En pénétrant dans l’exposition de Gérard Garouste au Centre Pompidou, je suis immédiatement frappé par l’ampleur de son travail. Il s’agit d’une œuvre monumentale. Jusqu’alors, je n’avais vu son travail qu’à travers des photographies ou dans des livres d’art, mais être confronté à la puissance visuelle de ses œuvres en personne est une expérience saisissante.
Dès les premiers instants, le fusain me prend aux tripes. Le trait de Garouste est d’une ambiguïté fascinante : à la fois violent et doux. C’est un jeu perpétuel entre la folie et la sagesse, comme s’il cherchait à exprimer la dualité fondamentale de l’âme humaine. Ce trait qui oscille entre l’ordre et le chaos crée un doute permanent, un fléau difficile à stabiliser, mais qui devient un élément central de sa signature artistique.
Dans ses peintures à l’huile, je retrouve ce même paradoxe, particulièrement dans sa série théâtrale qui mêle le classique et des éléments plus sauvages, presque tribaux. Le contraste entre le blanc éclatant, presque aveuglant, et les fonds bruns profonds produit une opposition puissante. Pourtant, entre ces extrêmes, les couleurs intermédiaires jouent un rôle de médiation, atténuant et adoucissant les contrastes les plus durs, tout en créant un dialogue visuel entre la folie et la raison, le doute et la certitude.
Les œuvres de Garouste révèlent aussi une certaine générosité picturale : elles donnent sans compter, mais laissent toujours un espace pour l’interprétation, pour le mystère. C’est une peinture complexe, qui refuse de livrer toutes ses clés d’un coup. La figure de l’artiste lui-même, érigé par l’institution comme un grand maître, pourrait susciter de la méfiance, mais face à cette force, il est impossible de rester indifférent.
En empruntant l’escalator qui me mène à cette exposition, mon corps retrouve une posture familière mais oubliée. Le pied droit posé sur la marche supérieure, je sens en moi la résurgence d’un temps passé. Il y a plus de trente-cinq ans, je montais le même escalator. Cette petite joie de revivre ce moment, ce sentiment d’éternité, m’envahit avant même que je n’arrive à la surprise de l’exposition.
Je pensais me rendre à une autre exposition — celle d’Oscar Kokoschka ou peut-être d’Alice Neel —, mais comme à mon habitude, je me trompe. Mon épouse avait tout organisé pour cette visite de Garouste, et cela me fait réaliser à quel point tout emploi du temps m’échappe. Je vis dans une certaine confusion des temps, un état auquel je me suis habitué et qui, d’une certaine manière, me rassure.

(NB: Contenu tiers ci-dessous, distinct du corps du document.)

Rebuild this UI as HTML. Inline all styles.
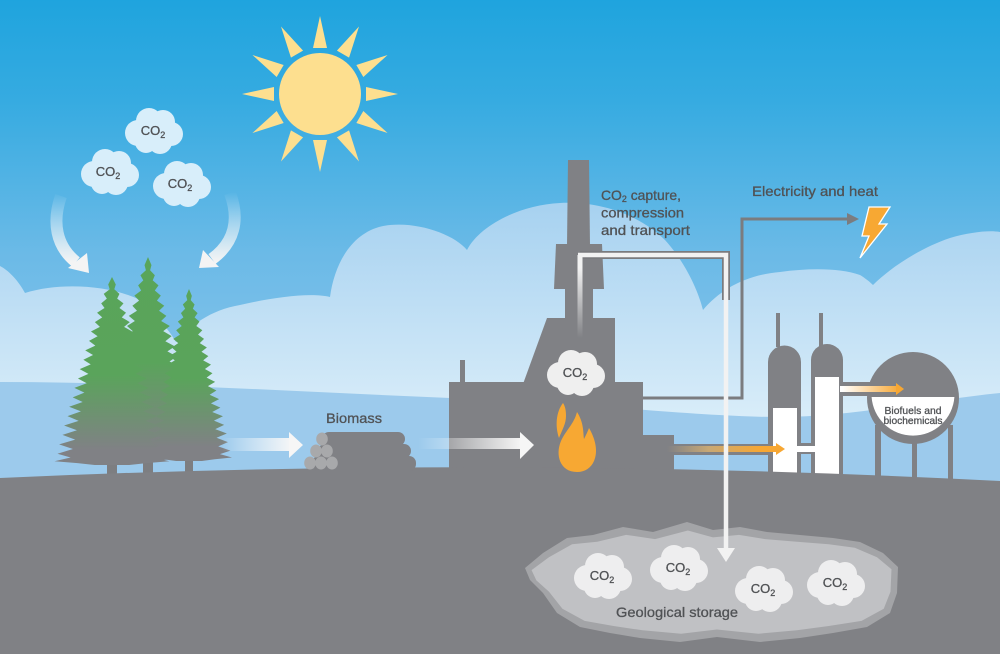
<!DOCTYPE html>
<html><head><meta charset="utf-8"><style>
html,body{margin:0;padding:0;background:#fff}
svg{display:block}
text{font-family:"Liberation Sans",sans-serif;fill:#505255;stroke:#505255;stroke-width:0.3}
</style></head><body>
<svg width="1000" height="654" viewBox="0 0 1000 654" xmlns="http://www.w3.org/2000/svg">
<defs>
<linearGradient id="sky" gradientUnits="userSpaceOnUse" x1="0" y1="0" x2="0" y2="460">
<stop offset="0" stop-color="#1fa4de"/><stop offset="0.22" stop-color="#36abe1"/><stop offset="0.55" stop-color="#6bbae7"/><stop offset="1" stop-color="#92c7eb"/></linearGradient>
<linearGradient id="cloudG" gradientUnits="userSpaceOnUse" x1="0" y1="200" x2="0" y2="420">
<stop offset="0" stop-color="#a6d1f0"/><stop offset="1" stop-color="#d9edf9"/></linearGradient>
<linearGradient id="treeG" x1="0" y1="0" x2="0" y2="1">
<stop offset="0" stop-color="#59a55a"/><stop offset="0.52" stop-color="#5aa45b"/><stop offset="0.92" stop-color="#808185"/><stop offset="1" stop-color="#808185"/></linearGradient>
<linearGradient id="aw1" gradientUnits="userSpaceOnUse" x1="222" y1="0" x2="292" y2="0">
<stop offset="0" stop-color="#fff" stop-opacity="0"/><stop offset="1" stop-color="#f6f6f6"/></linearGradient>
<linearGradient id="aw2" gradientUnits="userSpaceOnUse" x1="418" y1="0" x2="522" y2="0">
<stop offset="0" stop-color="#fff" stop-opacity="0"/><stop offset="1" stop-color="#f6f6f6"/></linearGradient>
<linearGradient id="cv" gradientUnits="userSpaceOnUse" x1="0" y1="192" x2="0" y2="262">
<stop offset="0" stop-color="#fff" stop-opacity="0"/><stop offset="1" stop-color="#f4f4f4"/></linearGradient>
<linearGradient id="pf" gradientUnits="userSpaceOnUse" x1="0" y1="268" x2="0" y2="338">
<stop offset="0" stop-color="#f2f2f2"/><stop offset="1" stop-color="#f2f2f2" stop-opacity="0"/></linearGradient>
<linearGradient id="or1" gradientUnits="userSpaceOnUse" x1="667" y1="0" x2="760" y2="0">
<stop offset="0" stop-color="#808185"/><stop offset="0.45" stop-color="#c8a875"/><stop offset="1" stop-color="#f7a733"/></linearGradient>
<linearGradient id="or2" gradientUnits="userSpaceOnUse" x1="842" y1="0" x2="900" y2="0">
<stop offset="0" stop-color="#ffffff"/><stop offset="1" stop-color="#f7a733"/></linearGradient>
<g id="cl">
<circle cx="-15" cy="3" r="13"/><circle cx="-4" cy="-9" r="13"/><circle cx="10" cy="-8" r="12"/><circle cx="18" cy="4" r="12"/><circle cx="7" cy="12" r="12"/><circle cx="-7" cy="12" r="11"/><circle cx="0" cy="2" r="15"/>
</g>
<path id="tree" d="M0,0 L3.3,4 L2,6.5 L6.5,9 L4.5,11.5 L10,14 L6.5,16.5 L12.2,19 L8.5,21.5 L15.5,24 L10.5,26.5 L17.5,29 L12.5,31.5 L20.8,34 L14.5,36.5 L22.5,39 L16.5,41.5 L25.6,44 L18.5,46.5 L27.3,49 L20.5,51.5 L30.4,54 L22,56.5 L31.9,59 L24,61.5 L35,64 L25.5,66.5 L36.5,69 L27,71.5 L39.5,74 L29,76.5 L40.9,79 L30.5,81.5 L44,84 L32,86.5 L45.3,89 L34,91.5 L48.2,94 L36,96 L50,98 L30,99 L15,100 L-15,100 L-30,99 L-50,98 L-36,96 L-47.4,94 L-34,91.5 L-46,89 L-32,86.5 L-43.1,84 L-30.5,81.5 L-41.7,79 L-29,76.5 L-38.7,74 L-27,71.5 L-37.3,69 L-25.5,66.5 L-34.2,64 L-24,61.5 L-32.7,59 L-22,56.5 L-29.6,54 L-20.5,51.5 L-28.1,49 L-18.5,46.5 L-24.9,44 L-16.5,41.5 L-23.3,39 L-14.5,36.5 L-20,34 L-12.5,31.5 L-18.3,29 L-10.5,26.5 L-14.9,24 L-8.5,21.5 L-13,19 L-6.5,16.5 L-9.4,14 L-4.5,11.5 L-7.2,9 L-2,6.5 L-3.3,4 Z"/>
<polygon id="ray" points="313,48 327,48 320,16"/>
</defs>

<!-- sky -->
<rect width="1000" height="654" fill="url(#sky)"/>

<!-- sun -->
<g fill="#fddf8f">
<circle cx="320" cy="94" r="41"/>
<use href="#ray"/>
<use href="#ray" transform="rotate(30 320 94)"/>
<use href="#ray" transform="rotate(60 320 94)"/>
<use href="#ray" transform="rotate(90 320 94)"/>
<use href="#ray" transform="rotate(120 320 94)"/>
<use href="#ray" transform="rotate(150 320 94)"/>
<use href="#ray" transform="rotate(180 320 94)"/>
<use href="#ray" transform="rotate(210 320 94)"/>
<use href="#ray" transform="rotate(240 320 94)"/>
<use href="#ray" transform="rotate(270 320 94)"/>
<use href="#ray" transform="rotate(300 320 94)"/>
<use href="#ray" transform="rotate(330 320 94)"/>
</g>

<!-- background clouds -->
<path fill="url(#cloudG)" d="M0,266 C8,270 18,280 25,293 C60,282 110,285 140,300 C160,318 172,335 176,342 C190,326 210,310 240,305 C270,298 310,292 330,297 C335,260 355,228 390,225 C420,222 455,235 467,250 C480,225 520,205 560,203 C600,201 640,215 665,240 C685,262 698,290 703,310 C720,290 745,275 780,272 C810,268 840,268 860,275 C865,278 870,282 873,285 C890,268 920,248 950,238 C970,232 990,230 1000,232 L1000,440 L0,440 Z"/>

<!-- horizon band -->
<path fill="#9ccaec" d="M0,382 C150,382 300,392 450,398 C600,404 700,417 780,417 C850,417 930,400 1000,393 L1000,500 L0,500 Z"/>

<!-- sky CO2 clouds -->
<g fill="#d8eefa">
<use href="#cl" x="153" y="130"/>
<use href="#cl" x="109" y="171"/>
<use href="#cl" x="181" y="183"/>
</g>
<text x="153" y="135" text-anchor="middle" font-size="13">CO<tspan font-size="9" dy="3">2</tspan></text>
<text x="108" y="176" text-anchor="middle" font-size="13">CO<tspan font-size="9" dy="3">2</tspan></text>
<text x="180" y="188" text-anchor="middle" font-size="13">CO<tspan font-size="9" dy="3">2</tspan></text>

<!-- curved arrows -->
<path d="M61,196 C52,222 56,246 76,262" fill="none" stroke="url(#cv)" stroke-width="12"/>
<polygon points="68,268 89,273 87,253" fill="#f4f4f4"/>
<path d="M230,193 C240,220 234,243 212,259" fill="none" stroke="url(#cv)" stroke-width="12"/>
<polygon points="199,268 219,267 203,250" fill="#f4f4f4"/>

<!-- electricity line -->
<polyline points="640,398 742,398 742,219 850,219" fill="none" stroke="#7b7c7f" stroke-width="3"/>
<polygon points="847,213 859,219 847,225" fill="#7b7c7f"/>
<polygon points="869,207 890,207 879,224 887,224 860,258 869,236 862,236" fill="#f7a833" stroke="#fff" stroke-width="1.3" stroke-linejoin="miter"/>

<!-- factory -->
<g fill="#808185">
<polygon points="568,160 589,160 590,246 567,246"/>
<polygon points="556,244 602,244 604,289 554,289"/>
<rect x="565" y="288" width="28" height="31"/>
<polygon points="547,318 615,318 615,384 523,384"/>
<rect x="449" y="382" width="194" height="100"/>
<rect x="642" y="435" width="32" height="47"/>
<rect x="460" y="360" width="5" height="24"/>
</g>

<!-- pipe gray outline -->
<polyline points="580,255 726,255 726,300" fill="none" stroke="#7a7b7e" stroke-width="8"/>

<!-- refinery -->
<g fill="#808185">
<rect x="776" y="313" width="4" height="34"/>
<rect x="819" y="313" width="4" height="34"/>
<path d="M768,480 L768,362 A16.5,16.5 0 0 1 801,362 L801,480 Z"/>
<path d="M811,480 L811,360 A16,16 0 0 1 843,360 L843,480 Z"/>
<rect x="797" y="443" width="18" height="11"/>
<rect x="843" y="382" width="30" height="14"/>
<rect x="875" y="425" width="6" height="56"/>
<rect x="912" y="425" width="5" height="56"/>
<rect x="948" y="425" width="5" height="56"/>
<circle cx="913" cy="398" r="46"/>
</g>
<g fill="#ffffff">
<rect x="773" y="408" width="24" height="72"/>
<rect x="815" y="377" width="24" height="103"/>
<rect x="796" y="446" width="20" height="6"/>
<path d="M871.6,397 L954.4,397 A41.5,41.5 0 0 1 871.6,397 Z"/>
</g>
<!-- orange arrows -->
<rect x="674" y="444" width="96" height="11" fill="#808185"/>
<rect x="667" y="446" width="111" height="6" fill="url(#or1)"/>
<polygon points="776,443 785,449 776,455" fill="#f7a733"/>
<rect x="840" y="386" width="58" height="6" fill="url(#or2)"/>
<polygon points="896,383 904,389 896,395" fill="#f7a733"/>
<text x="913" y="414" text-anchor="middle" font-size="10.5" textLength="57" lengthAdjust="spacingAndGlyphs" stroke-width="0.2">Biofuels and</text>
<text x="913" y="424" text-anchor="middle" font-size="10.5" textLength="59" lengthAdjust="spacingAndGlyphs" stroke-width="0.2">biochemicals</text>

<!-- trees -->
<g fill="#7d7e81">
<rect x="107" y="450" width="10" height="30"/>
<rect x="143" y="450" width="10" height="30"/>
<rect x="185" y="450" width="8" height="30"/>
</g>
<use href="#tree" fill="url(#treeG)" transform="translate(148,257) scale(1.05,2.03)"/>
<use href="#tree" fill="url(#treeG)" transform="translate(112,277) scale(1.15,1.88)"/>
<use href="#tree" fill="url(#treeG)" transform="translate(189,289) scale(0.86,1.72)"/>

<!-- ground -->
<path fill="#808185" d="M0,478 Q500,455 1000,481 L1000,654 L0,654 Z"/>

<!-- storage -->
<path fill="#a3a4a7" d="M525,568 L543,553 L567,538 L593,535 L623,527 L653,532 L687,522 L713,530 L740,527 L767,532 L800,535 L833,538 L860,542 L883,553 L898,567 L897,593 L890,613 L867,627 L833,633 L800,638 L760,642 L717,637 L680,642 L640,638 L610,633 L580,627 L557,613 L543,593 L530,580 Z"/>
<path fill="#c0c1c4" transform="translate(712,583) scale(0.965,0.86) translate(-712,-583)" d="M525,568 L543,553 L567,538 L593,535 L623,527 L653,532 L687,522 L713,530 L740,527 L767,532 L800,535 L833,538 L860,542 L883,553 L898,567 L897,593 L890,613 L867,627 L833,633 L800,638 L760,642 L717,637 L680,642 L640,638 L610,633 L580,627 L557,613 L543,593 L530,580 Z"/>
<g fill="#eeeeef">
<use href="#cl" x="602" y="575"/>
<use href="#cl" x="678" y="567"/>
<use href="#cl" x="763" y="588"/>
<use href="#cl" x="835" y="582"/>
</g>
<text x="602" y="580" text-anchor="middle" font-size="13">CO<tspan font-size="9" dy="3">2</tspan></text>
<text x="678" y="572" text-anchor="middle" font-size="13">CO<tspan font-size="9" dy="3">2</tspan></text>
<text x="763" y="593" text-anchor="middle" font-size="13">CO<tspan font-size="9" dy="3">2</tspan></text>
<text x="835" y="587" text-anchor="middle" font-size="13">CO<tspan font-size="9" dy="3">2</tspan></text>
<text x="677" y="617" text-anchor="middle" font-size="14" textLength="122" lengthAdjust="spacingAndGlyphs">Geological storage</text>

<!-- pipe white -->
<line x1="580" y1="255" x2="580" y2="338" stroke="url(#pf)" stroke-width="5"/>
<polyline points="578,255 726,255 726,550" fill="none" stroke="#f2f2f2" stroke-width="4.5"/>
<polygon points="717,548 735,548 726,562" fill="#f2f2f2"/>

<!-- white arrows -->
<rect x="222" y="438" width="69" height="13" fill="url(#aw1)"/>
<polygon points="289,432 303,445 289,458" fill="#f6f6f6"/>
<rect x="418" y="438" width="104" height="11" fill="url(#aw2)"/>
<polygon points="520,432 534,445 520,459" fill="#f6f6f6"/>

<!-- logs -->
<g fill="#808185">
<rect x="322" y="432" width="83" height="14" rx="7"/>
<rect x="318" y="444" width="93" height="14" rx="7"/>
<rect x="312" y="456" width="104" height="15" rx="7"/>
</g>
<g fill="#a8a9ab">
<ellipse cx="322" cy="439" rx="5.8" ry="6.5"/>
<ellipse cx="316" cy="451" rx="5.8" ry="6.5"/>
<ellipse cx="327" cy="451" rx="5.8" ry="6.5"/>
<ellipse cx="310" cy="463" rx="5.8" ry="6.5"/>
<ellipse cx="321" cy="463" rx="5.8" ry="6.5"/>
<ellipse cx="332" cy="463" rx="5.8" ry="6.5"/>
</g>
<text x="354" y="423" text-anchor="middle" font-size="14" textLength="56" lengthAdjust="spacingAndGlyphs">Biomass</text>

<!-- flame -->
<g fill="#f7a833">
<path d="M577,472 C560,472 555,455 561,441 C566,430 574,424 577,412 C584,423 583,432 584,439 C586,435 588,431 589,428 C596,440 598,452 594,461 C591,468 585,472 577,472 Z"/>
<path d="M563,403 C556,412 555,426 559,438 C562,430 566,424 566,416 C566,410 565,406 563,403 Z"/>
</g>

<!-- factory CO2 cloud -->
<use href="#cl" x="575" y="372" fill="#efefef"/>
<text x="575" y="377" text-anchor="middle" font-size="13">CO<tspan font-size="9" dy="3">2</tspan></text>

<!-- labels -->
<text x="601" y="200" font-size="14" textLength="80" lengthAdjust="spacingAndGlyphs">CO<tspan font-size="9" dy="2">2</tspan><tspan dy="-2"> capture,</tspan></text>
<text x="601" y="217.5" font-size="14" textLength="83" lengthAdjust="spacingAndGlyphs">compression</text>
<text x="601" y="235" font-size="14" textLength="89" lengthAdjust="spacingAndGlyphs">and transport</text>
<text x="752" y="196" font-size="14" textLength="126" lengthAdjust="spacingAndGlyphs">Electricity and heat</text>
</svg>
</body></html>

Face aux œuvres de Garouste, une claque visuelle s’impose. Mais cette claque réveille aussi en moi des souvenirs personnels. En notant cette sensation de choc, je me rappelle les coups que mon père me donnait enfant. Et comme à chaque fois après un de ces coups, une sensation d’apaisement infini s’installe en moi. Il est étrange de constater que cet apaisement, je le retrouve face à l’œuvre de Garouste, dont la biographie résonne avec mon propre passé familial. Comme moi, il a eu un père dur, et comme moi, il a dû transformer cette violence infligée en quelque chose de complexe, de fascinant, peut-être même de monstrueux.
Devant son immense triptyque, Le Banquet, un sentiment de gratitude m’envahit. Ce triptyque devient pour moi une sorte de rétribution. Quelqu’un a exprimé ce que je ressens, ce que j’ai vécu. Peu importe que ce ne soit pas moi qui l’ai peint. Je me sens libéré par cette reconnaissance et une paix profonde s’installe, comme un dénouement.